3. How it determine the adresse and the reception of your works?

It’s like the performance already exists and is ready-to-hand each time we start. But its like we have to sensitively court what happens and will happen, everything could easily fall apart.

We find out what happened after we have done it. ((Sometimes long and scrupulous readings of what we didn’t-know  we were we were doing, reveal what (actually) happened)) later.

Perhaps better explained, our way of working with people and delivering a work, an event, and so on, relies on forming an agreement and way of work together, an agreement that would also be addressed to an audience. Interventions from the desires and mistakes of other form an important part. We try to be hospitable to what ever arises.

We attempt to make trust with the audience, and that there will be no illusion of suspension of disbelief.
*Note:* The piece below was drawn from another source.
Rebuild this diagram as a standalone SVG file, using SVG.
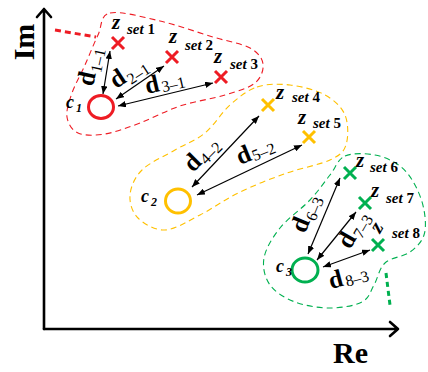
<svg xmlns="http://www.w3.org/2000/svg" width="428" height="372" viewBox="0 0 428 372">
<defs>
<marker id="ah" viewBox="0 0 10 8" refX="10" refY="4" markerWidth="8" markerHeight="6.4" markerUnits="userSpaceOnUse" orient="auto-start-reverse"><path d="M0,0 L10,4 L0,8 Z" fill="#000"/></marker>
</defs>
<style>
.ax{stroke:#000;stroke-width:2.6;fill:none;stroke-linecap:round;stroke-linejoin:round}
.blob{fill:none;stroke-width:1.1;stroke-dasharray:6,4}
.conn{stroke:#000;stroke-width:1.2;fill:none;marker-start:url(#ah);marker-end:url(#ah)}
.x{stroke-width:3;fill:none}
.ring{fill:none;stroke-width:3}
.red{stroke:#ee1c24}.yel{stroke:#ffc000}.grn{stroke:#00b050}
text{font-family:"Liberation Serif","Times New Roman",serif;fill:#000}
.big{font-size:30px;font-weight:bold}
.z{font-size:21px;font-weight:bold;font-style:italic}
.set{font-size:15px;font-weight:bold;font-style:italic}
.num{font-style:normal}
.c{font-size:18px;font-weight:bold;font-style:italic}
.cs{font-size:12px;font-weight:bold}
.d{font-size:25px;font-weight:bold}
.sub{font-size:16px;font-weight:normal}
</style>
<rect width="428" height="372" fill="#fff"/>
<g id="axes">
<path class="ax" d="M44,329 V9 M37,17 L44,9 L51,17"/>
<path class="ax" d="M44,329 H398 M390,322 L398,329 L390,336"/>
<text class="big" transform="translate(34,42) rotate(-90)" text-anchor="middle">Im</text>
<text class="big" x="333" y="363">Re</text>
</g>
<g id="cluster1">
<path class="blob red" d="M110,13 C120.3,10.7 142.8,17 160,21 C177.2,25 198,32.5 213,37 C228,41.5 241.7,43.5 250,48 C258.3,52.5 262.2,58.2 263,64 C263.8,69.8 261.3,77.8 255,83 C248.7,88.2 237.5,91.2 225,95 C212.5,98.8 194.2,101.3 180,106 C165.8,110.7 152.5,118.3 140,123 C127.5,127.7 115.3,132.3 105,134 C94.7,135.7 84.3,135.8 78,133 C71.7,130.2 68,123.7 67,117 C66,110.3 69,101.7 72,93 C75,84.3 80.7,74.7 85,65 C89.3,55.3 93.8,43.7 98,35 C102.2,26.3 99.7,15.3 110,13 Z"/>
<path d="M55,30 L96,37" stroke="#ee1c24" stroke-width="3" stroke-dasharray="6,4" fill="none"/>
</g>
<g id="cluster2">
<path class="blob yel" d="M257,87 C267,83.7 278.7,83.7 290,85 C301.3,86.3 315.8,90 325,95 C334.2,100 341.5,106.7 345,115 C348.5,123.3 348.5,137.5 346,145 C343.5,152.5 339.8,155.3 330,160 C320.2,164.7 302,167.7 287,173 C272,178.3 254.5,185 240,192 C225.5,199 212.5,208.7 200,215 C187.5,221.3 175.3,229.5 165,230 C154.7,230.5 143.8,223.8 138,218 C132.2,212.2 129.3,203 130,195 C130.7,187 134.5,177.5 142,170 C149.5,162.5 164.5,156.2 175,150 C185.5,143.8 195.8,140.5 205,133 C214.2,125.5 221.3,112.7 230,105 C238.7,97.3 247,90.3 257,87 Z"/>
</g>
<g id="cluster3">
<path class="blob grn" d="M345,156 C352.5,152.7 365.8,153.3 375,155 C384.2,156.7 393.3,161 400,166 C406.7,171 411,177.7 415,185 C419,192.3 422.5,201.7 424,210 C425.5,218.3 426.3,228 424,235 C421.7,242 416.5,247.3 410,252 C403.5,256.7 391,257.5 385,263 C379,268.5 377.8,278.5 374,285 C370.2,291.5 369.3,298.2 362,302 C354.7,305.8 341.2,308 330,308 C318.8,308 305,305.8 295,302 C285,298.2 275.2,292.3 270,285 C264.8,277.7 262.3,267.5 264,258 C265.7,248.5 272.3,237.7 280,228 C287.7,218.3 301.7,208.8 310,200 C318.3,191.2 324.2,182.3 330,175 C335.8,167.7 337.5,159.3 345,156 Z"/>
<path d="M386,273 L390,305" stroke="#00b050" stroke-width="3" stroke-dasharray="5,4" fill="none"/>
</g>
<g id="connectors">
<line class="conn" x1="103" y1="94" x2="110" y2="51"/>
<line class="conn" x1="116" y1="99" x2="164" y2="66"/>
<line class="conn" x1="118" y1="106" x2="213" y2="83"/>
<line class="conn" x1="192" y1="187" x2="259" y2="116"/>
<line class="conn" x1="197" y1="195" x2="302" y2="145"/>
<line class="conn" x1="308" y1="254" x2="340" y2="178"/>
<line class="conn" x1="317" y1="260" x2="356" y2="212"/>
<line class="conn" x1="323" y1="267" x2="370" y2="250"/>
</g>
<g id="c1">
<ellipse class="ring red" cx="101" cy="107" rx="12.5" ry="11.5"/>
<text class="c" x="66" y="108">c<tspan class="cs" dx="2" dy="4">1</tspan></text>
</g>
<g id="c2">
<ellipse class="ring yel" cx="178" cy="201" rx="12.5" ry="12"/>
<text class="c" x="141" y="202">c<tspan class="cs" dx="2" dy="4">2</tspan></text>
</g>
<g id="c3">
<ellipse class="ring grn" cx="305" cy="270" rx="13" ry="12"/>
<text class="c" x="276" y="272">c<tspan class="cs" dx="2" dy="4">3</tspan></text>
</g>
<g id="zset1">
<path class="x red" d="M112,37 L124,49 M124,37 L112,49"/>
<text class="z" x="112" y="29">z</text>
<text class="set" x="127" y="34">set <tspan class="num">1</tspan></text>
</g>
<g id="zset2">
<path class="x red" d="M166,51 L178,63 M178,51 L166,63"/>
<text class="z" x="169" y="43">z</text>
<text class="set" x="185" y="50">set <tspan class="num">2</tspan></text>
</g>
<g id="zset3">
<path class="x red" d="M215,71 L227,83 M227,71 L215,83"/>
<text class="z" x="214" y="63">z</text>
<text class="set" x="230" y="69">set <tspan class="num">3</tspan></text>
</g>
<g id="zset4">
<path class="x yel" d="M262,99 L274,111 M274,99 L262,111"/>
<text class="z" x="276" y="99">z</text>
<text class="set" x="292" y="102">set <tspan class="num">4</tspan></text>
</g>
<g id="zset5">
<path class="x yel" d="M303,131 L315,143 M315,131 L303,143"/>
<text class="z" x="298" y="124">z</text>
<text class="set" x="313" y="128">set <tspan class="num">5</tspan></text>
</g>
<g id="zset6">
<path class="x grn" d="M344,167 L356,179 M356,167 L344,179"/>
<text class="z" x="356" y="167">z</text>
<text class="set" x="370" y="172">set <tspan class="num">6</tspan></text>
</g>
<g id="zset7">
<path class="x grn" d="M359,197 L371,209 M371,197 L359,209"/>
<text class="z" x="371" y="197">z</text>
<text class="set" x="386" y="203">set <tspan class="num">7</tspan></text>
</g>
<g id="zset8">
<path class="x grn" d="M372,239 L384,251 M384,239 L372,251"/>
<text class="z" transform="translate(380,234) rotate(-60)">z</text>
<text class="set" x="392" y="238">set <tspan class="num">8</tspan></text>
</g>
<g id="labels">
<text class="d" transform="translate(93,87) rotate(-78)">d<tspan class="sub" dx="1" dy="5">1–1</tspan></text>
<text class="d" transform="translate(116,89) rotate(-33)">d<tspan class="sub" dx="1" dy="5">2–1</tspan></text>
<text class="d" transform="translate(147,94) rotate(-13)">d<tspan class="sub" dx="2" dy="2">3–1</tspan></text>
<text class="d" transform="translate(193,173) rotate(-45)">d<tspan class="sub" dx="1" dy="4">4–2</tspan></text>
<text class="d" transform="translate(240,165) rotate(-22)">d<tspan class="sub" dx="1" dy="2">5–2</tspan></text>
<text class="d" transform="translate(305,234) rotate(-68)">d<tspan class="sub" dx="1" dy="5">6–3</tspan></text>
<text class="d" transform="translate(350,250) rotate(-60)">d<tspan class="sub" dx="1" dy="5">7–3</tspan></text>
<text class="d" transform="translate(331,289) rotate(-15)">d<tspan class="sub" dx="2" dy="2">8–3</tspan></text>
</g>
</svg>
Our performance we made  together is collective, empathetic and responsive, of course it’s not fully collective, empathetic and responsive, but it is more collective, empathetic and responsive, than what was there, before.

 

DIEUDONNÉ CARTIER

1. Quelle définition donnes-tu au terme protocole ?

le protocole serait pour moi une suite d’énoncés, de règles établies, déterminant à la fois les modes d’applications et d’apparition d’une démarche, d’une recherche. C’est en quelque sorte, ce qui détermine la mise en œuvre, l’opérativité d’un ou plutôt du «travail», (c’est-à-dire la réflexion, la réalisation et la concrétisation d’une démarche). C’est finalement une forme de partition à suivre, à activer, à contourner ou à désactiver.

2. En quoi cela détermine ton rapport à l’œuvre et ta production ?

Pour ma part, j’ai toujours été (fasciné – intrigué) par les concepts dits administratifs, c’est-à-dire relevant d’une charge institutionnel, et notamment dans mes recherches sur les modes d’apparition et de mise en scène du «travail».

Je me suis alors particulièrement intéressé à ce qui détermine les gestes de mise en œuvre, c’est-à-dire de réalisation d’une tache, d’une action. Il semble que le protocole permettrait par son activation, de révéler les énoncés et les règles mis en place, et donc le hors-champs ou plus spécifiquement de rendre visible et compréhensible ce qui gravite autour des pratiques de recherche et des démarches de production.

Le protocole, c’est finalement la partition qui détermine l’oppérativitée et la performativitée de l’œuvre.

3. En quoi cela modifie le rapport à l’adresse et à la réception de tes œuvres ?

Dans cette démarche de révélation des modalités de « mise en œuvre » et des phénomènes de gravitation, penser, concevoir et proposer un protocole c’est adresser simultanément la conceptualisation et l’opérativité de l’œuvre (en tant qu’œuvre et en tant que démarche et sujet de recherche).